You know that game you play when you’re eating (or reading) fortune cookies where you’re supposed to add “IN BED,” to the end of the fortune? For example, “You are someone whose optimism is contagious…IN BED” or “Something exceptional is waiting for you…IN BED.” Well, I’d like to suggest using a similar phrase during times that we are feeling depressed, anxious, or generally negative about ourselves and others.
For many of us who struggle with anxiety or depression or are just in a bit of a funk, our tendency is say negative statements about ourselves. The problem is we can get stuck in the permanence of those thoughts and statements. Adding on the phrase, “RIGHT NOW,” to the end of any of those thoughts or statements significantly changes our perception of the thought. Think how different these statements are from one another: “I feel like my life is out of control” versus “I feel like my life is out of control RIGHT NOW.” The former implies both the present and the future, while the latter refers only to the present moment.
This catchphrase could revolutionize the way we parent, teach, and generally treat each other.

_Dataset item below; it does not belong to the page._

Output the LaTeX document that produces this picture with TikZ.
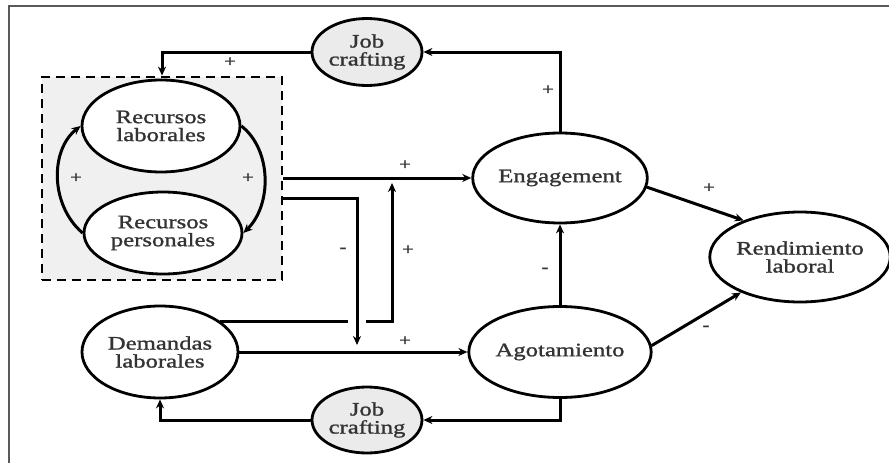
\documentclass[tikz,border=0pt]{standalone}
\usepackage{fontspec}
\setmainfont[FakeStretch=1.3,FakeBold=1.2]{Liberation Serif}
\usetikzlibrary{shapes.geometric,arrows.meta,calc}
\definecolor{boxgray}{HTML}{F0F0F0}
\definecolor{jobgray}{HTML}{EBEBEB}
\definecolor{txt}{HTML}{333333}
\begin{document}
\begin{tikzpicture}[x=1pt,y=-1pt,
  ell/.style={ellipse,draw=black,line width=2.8pt,fill=white,inner sep=0pt,
    text=txt,align=center,font=\fontsize{19}{18}\selectfont},
  jobell/.style={ell,fill=jobgray},
  conn/.style={line width=3pt,draw=black},
  arr/.style={conn,-{Stealth[length=9pt,width=8pt]}},
  sign/.style={font=\fontsize{16}{16}\selectfont,text=txt,inner sep=0pt}]
\useasboundingbox (0,0) rectangle (889,463);
% frame (cropped)
\draw[gray!70!black,line width=1.6pt] (889,6) -- (9,6) -- (9,463);
% dashed group box
\node[draw=black,dash pattern=on 9pt off 6pt,line width=2.8pt,fill=boxgray,
  minimum width=240pt,minimum height=203pt,inner sep=0pt] (box) at (162,178.5) {};
% nodes
\node[ell,minimum width=158pt,minimum height=92pt] (rl) at (161,126) {Recursos\\laborales};
\node[ell,minimum width=158pt,minimum height=82pt] (rp) at (163,233) {Recursos\\personales};
\node[ell,minimum width=156pt,minimum height=92pt] (dl) at (160,352) {Demandas\\laborales};
\node[jobell,minimum width=110pt,minimum height=67pt] (jt) at (367,52) {Job\\crafting};
\node[jobell,minimum width=110pt,minimum height=66pt] (jb) at (367,420) {Job\\crafting};
\node[ell,minimum width=154pt,minimum height=90pt] (eng) at (560,178) {Engagement};
\node[ell,minimum width=154pt,minimum height=91pt] (ag) at (560,352) {Agotamiento};
\node[ell,minimum width=155pt,minimum height=90pt] (rend) at (800,257) {Rendimiento\\laboral};
% helper coordinates
\coordinate (m1) at (357,345);
\coordinate (up) at (392,183);
% curved arrows between resources
\draw[arr] (rp.west) .. controls (50,205) and (50,150) .. (rl.west);
\draw[arr] (rl.east) .. controls (272,150) and (272,205) .. (rp.east);
% job crafting loops
\draw[arr] (eng.north) |- (jt.east);
\draw[arr] (jt.west) -| (box.north);
\draw[arr] (ag.south) |- (jb.east);
\draw[arr] (jb.west) -| (dl.south);
% resources to engagement
\draw[arr] (box.east |- eng.west) -- (eng.west);
% resources to agotamiento (-)
\draw[arr] ($(box.east)+(0,20)$) -| (m1);
% demandas to engagement (+), with a gap
\draw[conn] (dl.27) -- ([xshift=-9pt]dl.27 -| m1);
\draw[arr] ([xshift=9pt]dl.27 -| m1) -| (up);
% demandas to agotamiento
\draw[arr] (dl.east) -- (ag.west);
% to rendimiento
\draw[arr] (ag.north) -- (eng.south);
\draw[arr] (eng.-6) -- (rend.147);
\draw[arr] (ag.4) -- (rend.211);
% signs
\node[sign] at (230,62) {+};
\node[sign] at (548,90) {+};
\node[sign] at (405,165) {+};
\node[sign] at (408,250) {+};
\node[sign] at (405,341) {+};
\node[sign] at (709,188) {+};
\node[sign] at (76,178) {+};
\node[sign] at (248,178) {+};
\node[sign] at (343,250) {-};
\node[sign] at (545,270) {-};
\node[sign] at (706,328) {-};
\end{tikzpicture}
\end{document}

Imagine teaching your child that saying “I hate you” to someone is very different than saying, “I hate you RIGHT NOW.” We would be giving our children permission to feel what they’re feeling, express it, but also to acknowledge and tune into the fact that feelings are not permanent. This realization can help them when they face challenging times in their lives. For some people struggling with depression, having hope that things will change can literally be a life or death matter.
The use of “RIGHT NOW” is also important at our most joyous and happy times. Dr. Brené Brown describes joy as the most vulnerable feeling in the world. We need to remember that sitting in our joy and owning it does not jinx it in any way. Instead of practicing foreboding joy (the sudden fear that something awful is going to happen immediately after feeling happy), why not try saying, “RIGHT NOW.” When sitting with your partner watching the sunset, try saying, “I’m so incredibly happy RIGHT NOW.” There’s no need to fear that happiness will be taken away from you, because you are simply tuning into what is happening to you in that moment. By not attaching ourselves to the future, we can more fully experience these feelings of joy and bliss. As more and more research focuses on the benefits of mindfulness to help improve anxiety, depression, productivity, and overall contentment, this phrase can serve as just another tool to aid in that practice.
As we face the election next month, I am keenly aware of how scared I feel for our country and what it might become. I find myself saying things like, “The world doesn’t feel safe” and “I can’t believe this is happening.” By simply adding the phrase, “RIGHT NOW,” onto the ends of the sentences, I am able to shift out of my helplessness and hopelessness into a space of feeling more powerful. And I like feeling powerful…IN BED.